INSTAR signs new MoU with TTC to advance EU-Japan digital cooperation

On 5th November 2025, INSTAR, an initiative we proudly coordinate, signed a Memorandum of Understanding (MoU) with the Telecommunications Technology Committee (TTC) of Japan, marking a new milestone in strengthening EU–Japan collaboration on international ICT standardisation. Building on INSTAR’s existing partnership with the Japan Business Council in Europe (JBCE), this MoU further anchors European and Japanese cooperation around shared priorities in areas such as Cybersecurity, 5G/6G, Cloud/Edge/IoT, Quantum and more.
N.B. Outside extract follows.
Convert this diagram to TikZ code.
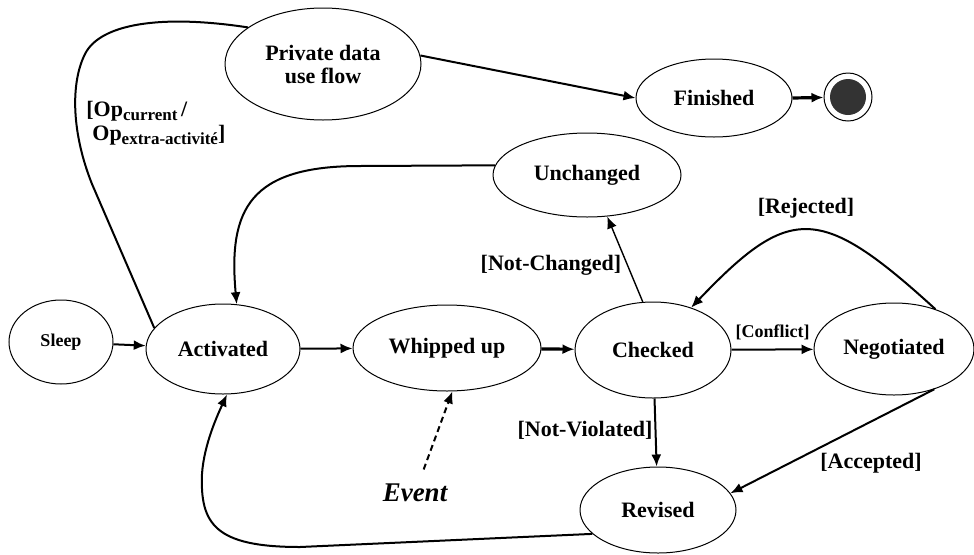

GISC 2025 as a catalyst for the cooperation

The signing took place in Seoul, Republic of Korea, during the Global ICT Standards Conference (GISC) 2025, which our CEO, Tanya Suarez, and TTC president, Hideyuki Iwata, attended in person. Throughout GISC, INSTAR and TTC contributed to common sessions on AI, 6G, quantum and standards strategy, using panels and workshops as a space to explore how EU and Japanese stakeholders can better align their technical priorities and standardisation roadmaps.

The global track of the conference, including seminars on global standards strategy and the Korea‑EU standards strategy workshop, acted as a practical meeting point where informal exchanges gradually evolved into structured discussions. These discussions ultimately paved the way for the MoU, providing a concrete framework to carry forward the newly launched collaboration into coordinated contributions in international SDOs.
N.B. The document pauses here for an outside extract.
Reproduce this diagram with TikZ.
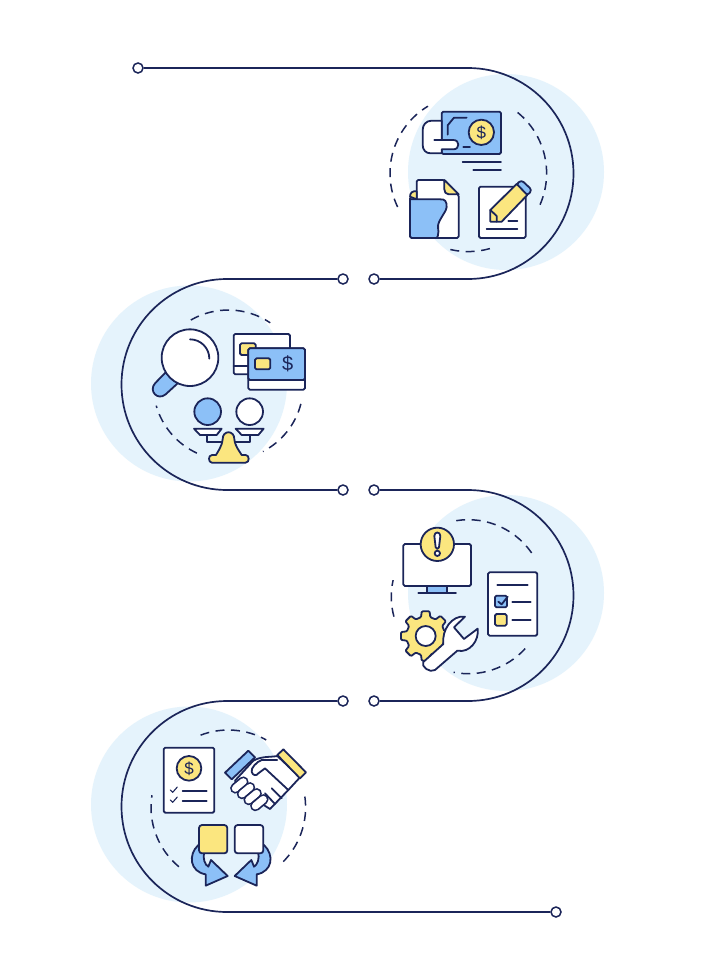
\documentclass[tikz,border=0pt]{standalone}
\usepackage{fontspec}
\setsansfont{Liberation Sans}
\definecolor{navy}{HTML}{1B2559}
\definecolor{skyblue}{HTML}{8CC0F7}
\definecolor{paleblue}{HTML}{E5F3FC}
\definecolor{lemon}{HTML}{FBE67F}
\begin{document}
\begin{tikzpicture}
		[x=1pt,y=1pt,yscale=-1]
			\tikzstyle{dot}=[circle, draw=navy, fill=white, line width=1.5pt,
		inner sep=0pt, minimum width=10pt]
			\tikzstyle{link}=[draw=navy, line width=1.7pt]
			\tikzstyle{ring}=[draw=navy, line width=1.5pt, dash pattern=on 9pt off 6.5pt]
			\tikzstyle{icon}=[draw=navy, line width=1.8pt, line join=round, line cap=round]
			\tikzstyle{box}=[icon, rounded corners=1.5pt]
			\tikzstyle{money}=[font=\sffamily, text=navy, inner sep=0pt]
		\path[fill=white,use as bounding box] (0,0) rectangle (703,980);
		%-----backdrop
		 \foreach \cx/\cy in {506/172, 189/383.5, 506/593, 189/804.5}
		 \fill[paleblue] (\cx,\cy) circle (98);
		 
		 \foreach \cx/\cy/\rr/\from/\to in {468.3/173.3/78.3/-51/26, 468.3/173.3/78.3/74/107, 468.3/173.3/78.3/154.5/239,
		 228.3/385/75/-120/-56, 228.3/385/75/14.6/62.5, 228.3/385/75/114.8/164,
		 468.3/596.7/77/-99/-31, 468.3/596.7/77/42.4/101, 468.3/596.7/77/165/192.4,
		 228.3/807.3/77.3/-111/-60.6, 228.3/807.3/77.3/-8/46, 228.3/807.3/77.3/129.7/189}
		 \draw[ring] (\cx,\cy)+(\from:\rr) arc[start angle=\from,end angle=\to,radius=\rr];
		 
		%-----path
		 \node[dot] (S)  at (138,68) {};
		 \node[dot] (A1) at (374,279) {};
		 \node[dot] (A2) at (343,279) {};
		 \node[dot] (B1) at (343,490) {};
		 \node[dot] (B2) at (374,490) {};
		 \node[dot] (C1) at (374,701) {};
		 \node[dot] (C2) at (343,701) {};
		 \node[dot] (E)  at (556,912) {};
		 
		 \draw[link] (S) -- (468,68) arc[start angle=-90,end angle=90,radius=105.5] -- (A1);
		 \draw[link] (A2) -- (227,279) arc[start angle=270,end angle=90,radius=105.5] -- (B1);
		 \draw[link] (B2) -- (468,490) arc[start angle=-90,end angle=90,radius=105.5] -- (C1);
		 \draw[link] (C2) -- (227,701) arc[start angle=270,end angle=90,radius=105.5] -- (E);
		 
		%-----first icon
		 \begin{scope}[shift={(380,60)},scale=1/3]
		  \draw[box,fill=skyblue] (185,155) rectangle (363,282);
		  \draw[icon] (203,224) -- (203,196) -- (222,173) -- (260,173);
		  \draw[icon] (250,262) -- (270,262);
		  \draw[icon,fill=lemon] (304,217) circle (38);
		  \node[money,font=\sffamily\fontsize{17}{17}\selectfont] (coinA) at (304,217) {\$};
		  \draw[icon,fill=white] (185,240) -- (185,182) -- (155,182) .. controls (138,182) and (128,195) .. (128,210) -- (128,255)
		   .. controls (128,270) and (138,280) .. (152,280) -- (185,280) -- (185,268) -- (220,268)
		   .. controls (240,268) and (240,240) .. (220,240) -- (163,240);
		  \draw[icon] (248,305) -- (363,305);
		  \draw[icon] (280,329) -- (363,329);
		  % sheet and folder
		  \draw[box,fill=white] (110,395) -- (110,360) -- (193,360) -- (236,405) -- (236,534) -- (170,534) -- (110,534) -- cycle;
		  \draw[icon,fill=lemon] (193,360) -- (236,403) -- (206,403) .. controls (197,403) and (193,395) .. (193,388) -- cycle;
		  \draw[icon,fill=lemon] (110,394) .. controls (98,392) and (90,398) .. (90,410) -- (110,418) -- cycle;
		  \draw[box,fill=skyblue] (90,410) .. controls (90,418) and (95,418) .. (105,418) -- (185,418)
		   .. controls (200,420) and (203,440) .. (195,455) .. controls (180,480) and (172,490) .. (175,510)
		   .. controls (176,522) and (172,534) .. (165,534) -- (90,534) -- cycle;
		  % note and pencil
		  \draw[box,fill=white] (297,380) rectangle (437,534);
		  \draw[icon] (320,508) -- (412,508);
		  \draw[icon] (385,484) -- (412,484);
		  \draw[icon,fill=skyblue,rounded corners=3pt] (408,374) -- (424,360) -- (456,390) -- (442,407) -- cycle;
		  \draw[icon,fill=lemon] (331,450) -- (410,372) -- (442,405) -- (365,485) -- (331,485) -- cycle;
		  \draw[icon] (331,450) -- (350,468) -- (350,485);
		 \end{scope}
		 
		%-----second icon
		 \begin{scope}[shift={(85,275)},scale=1/3]
		  \draw[icon,fill=skyblue] (242,292) -- (210,325) .. controls (190,348) and (218,378) .. (242,358) -- (278,325) -- cycle;
		  \draw[icon,fill=white] (315,248) circle (85);
		  \draw[icon] (315,193) arc[start angle=-90,end angle=0,radius=58];
		  % cards
		  \draw[box,fill=white] (446,177) rectangle (615,298);
		  \draw[icon] (446,272) -- (490,272);
		  \draw[box,fill=lemon] (465,205) rectangle (512,240);
		  \draw[box,fill=white] (490,220) rectangle (660,344);
		  \draw[box,fill=skyblue] (490,220) rectangle (660,315);
		  \draw[box,fill=lemon] (510,250) rectangle (556,283);
		  \node[money,font=\sffamily\fontsize{20}{20}\selectfont] (cardB) at (608,267) {\$};
		  % balance
		  \draw[icon,fill=skyblue] (368,410) circle (40);
		  \draw[icon,fill=white] (494,410) circle (40);
		  \draw[icon] (367,480) -- (367,500) -- (495,500) -- (495,480);
		  \draw[icon,fill=white] (327,461) -- (410,461) -- (395,480) -- (345,480) -- cycle;
		  \draw[icon,fill=white] (452,461) -- (536,461) -- (520,480) -- (470,480) -- cycle;
		  \draw[icon,fill=lemon] (413,492) .. controls (413,465) and (448,465) .. (448,492)
		   .. controls (450,515) and (465,530) .. (470,540) -- (482,540)
		   .. controls (494,540) and (494,563) .. (482,563) -- (381,563)
		   .. controls (369,563) and (369,540) .. (381,540) -- (393,540)
		   .. controls (398,530) and (411,515) .. (413,492) -- cycle;
		 \end{scope}
		 
		%-----third icon
		 \begin{scope}[shift={(380,490)},scale=1/3]
		  \draw[icon,fill=skyblue] (142,288) rectangle (202,310);
		  \draw[box,fill=white] (70,162) rectangle (273,288);
		  \draw[icon] (115,310) -- (228,310);
		  \draw[icon,fill=lemon] (172,163) circle (50);
		  \draw[icon,fill=white] (163,138) .. controls (163,124) and (181,124) .. (181,138) -- (177,172) .. controls (176,178) and (168,178) .. (167,172) -- cycle;
		  \draw[icon,fill=white] (172,190) circle (8);
		  % list
		  \draw[box,fill=white] (324,247) rectangle (472,437);
		  \draw[icon] (352,284) -- (443,284);
		  \draw[box,fill=skyblue] (345,317) rectangle (381,352);
		  \draw[icon] (355,335) -- (365,343) -- (383,320);
		  \draw[icon] (397,335) -- (452,335);
		  \draw[box,fill=lemon] (345,372) rectangle (380,407);
		  \draw[icon] (397,389) -- (452,389);
		  % gear and spanner
		  \begin{scope}[shift={(137,438)}]
		   \draw[icon,fill=lemon,rounded corners=1pt] (-14:58)
		   \foreach \a in {0,45,...,315} { -- (\a-14:58) -- (\a-9:75) -- (\a+9:75) -- (\a+14:58) } -- cycle;
		   \draw[icon,fill=white] (0,0) circle (30);
		  \end{scope}
		  \draw[icon,fill=white] (255,380) -- (222,412) -- (252,447) -- (293,416)
		   .. controls (298,450) and (270,490) .. (232,482) -- (165,540)
		   .. controls (150,550) and (122,530) .. (130,516) -- (190,462)
		   .. controls (185,420) and (215,375) .. (255,380) -- cycle;
		 \end{scope}
		 
		%-----fourth icon
		 \begin{scope}[shift={(85,700)},scale=1/3]
		  \draw[box,fill=white] (236,143) rectangle (388,338);
		  \draw[icon,fill=lemon] (312,205) circle (37);
		  \node[money,font=\sffamily\fontsize{17}{17}\selectfont] (coinD) at (312,205) {\$};
		  \foreach \y in {270,300}
		  \draw[icon,line width=1.1pt] (256,\y) -- (263,\y+7) -- (277,\y-9);
		  \draw[icon] (293,272) -- (365,272);
		  \draw[icon] (293,302) -- (365,302);
		 \end{scope}
		 
		 \begin{scope}[shift={(220,740)},scale=1/3]
		  \draw[icon,fill=white] (45,122) -- (100,62) .. controls (125,48) and (150,52) .. (172,48) -- (240,112)
		   -- (205,150) -- (150,207) -- (60,150) -- cycle;
		  \draw[icon,fill=skyblue] (15,98) -- (85,32) -- (105,52) -- (35,118) -- cycle;
		  \draw[icon,fill=lemon] (172,45) -- (190,28) -- (258,97) -- (240,115) -- cycle;
		  \foreach \fx/\fy in {58/135, 78/152, 98/170, 118/188} {
		   \draw[navy,line width=10.5pt,line cap=round] (\fx-12,\fy+10) -- (\fx+12,\fy-10);
		   \draw[white,line width=7pt,line cap=round] (\fx-12,\fy+10) -- (\fx+12,\fy-10);
		  }
		  \draw[icon,fill=white] (172,60) -- (125,60) .. controls (110,65) and (92,85) .. (95,95)
		   .. controls (98,108) and (110,108) .. (115,100) -- (135,85) -- (205,150);
		  \draw[icon] (155,145) -- (185,175);
		  \draw[icon] (135,160) -- (165,192);
		 \end{scope}
		 
		 \begin{scope}[shift={(185,815)},scale=1/3]
		  \draw[icon,fill=skyblue] (40,90) .. controls (8,120) and (15,170) .. (62,178) -- (62,212) -- (128,183)
		   -- (78,135) -- (70,155) .. controls (60,150) and (52,130) .. (58,110) -- cycle;
		  \draw[icon,fill=skyblue] (237,90) .. controls (269,120) and (262,170) .. (215,178) -- (215,212) -- (149,183)
		   -- (199,135) -- (207,155) .. controls (217,150) and (225,130) .. (219,110) -- cycle;
		  \draw[icon,fill=lemon,rounded corners=3pt] (42,30) rectangle (127,115);
		  \draw[icon,fill=white,rounded corners=3pt] (149,30) rectangle (235,115);
		 \end{scope}
		\end{tikzpicture}
\end{document}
The MoU reflects existing priority areas for collaboration, as outlined, in the EU-Japan Digital Partnership. With TTC bringing together leading Japanese industrial actors, standardisation experts and researchers, the agreement creates a practical framework to translate high‑level political commitments into coordinated technical work on standards.

A new International Task Force

As with all of INSTAR’s MoUs, the collaboration with TTC will be operationalised through a dedicated International Task Force (ITF), that will convene experts from Europe and Japan to exchange priorities across six pre-specified technology domains, map existing work in SDOs and identify gaps where joint action can add value.

This time, INSTAR will build on the priorities already identified with TTA in the Republic of Korea to accelerate the process and test which of these are also relevant in the Japanese context, with a view to fostering multilateral collaboration. The ITF will translate shared priorities into proposals, contributions or coordinated positions in international SDOs, ensuring European and Japanese stakeholders can act in a more coherent manner.

Supporting the EU–Japan Digital Partnership

The MoU with TTC directly supports the implementation of the EU–Japan Digital Partnership by providing a structured channel for technical and standardisation communities to work together below the political level. By framing cooperation around concrete topics and working items, the partnership helps ensure that policy discussions on issues such as (but not limited to) Trusted Data Flows, Secure Connectivity and Trustworthy AI are backed by interoperable, globally relevant standards.

For INSTAR, the agreement reinforces its mandate to act as a bridge between European standardisation experts and international partners, complementing existing collaborations with TTA in the Republic of Korea and JBCE on behalf of Japan. For TTC and its members, it opens a direct pathway to engage with European standardisation experts and potentially Working Groups (WGs).

Next steps

The main output of the INSTAR–TTC collaboration will be a set of joint Priorities for International Collaboration on Standards (PICS), capturing shared focus areas across the six agreed technology domains. These joint PICS will be presented at the INSTAR final event in the second quarter of 2026, shortly before the project ends in June 2026.

To ensure sustainability, BluSpecs is embedding the INSTAR–TTC relationship and related priorities into the project’s broader exploitation strategy, so that they can be picked up and further developed after the project formally closes. A concrete continuity plan, including potential host organisations and follow‑up mechanisms, is being prepared to allow the collaboration to deepen over time and to keep supporting EU–Japan and wider multilateral alignment on standards beyond 2026.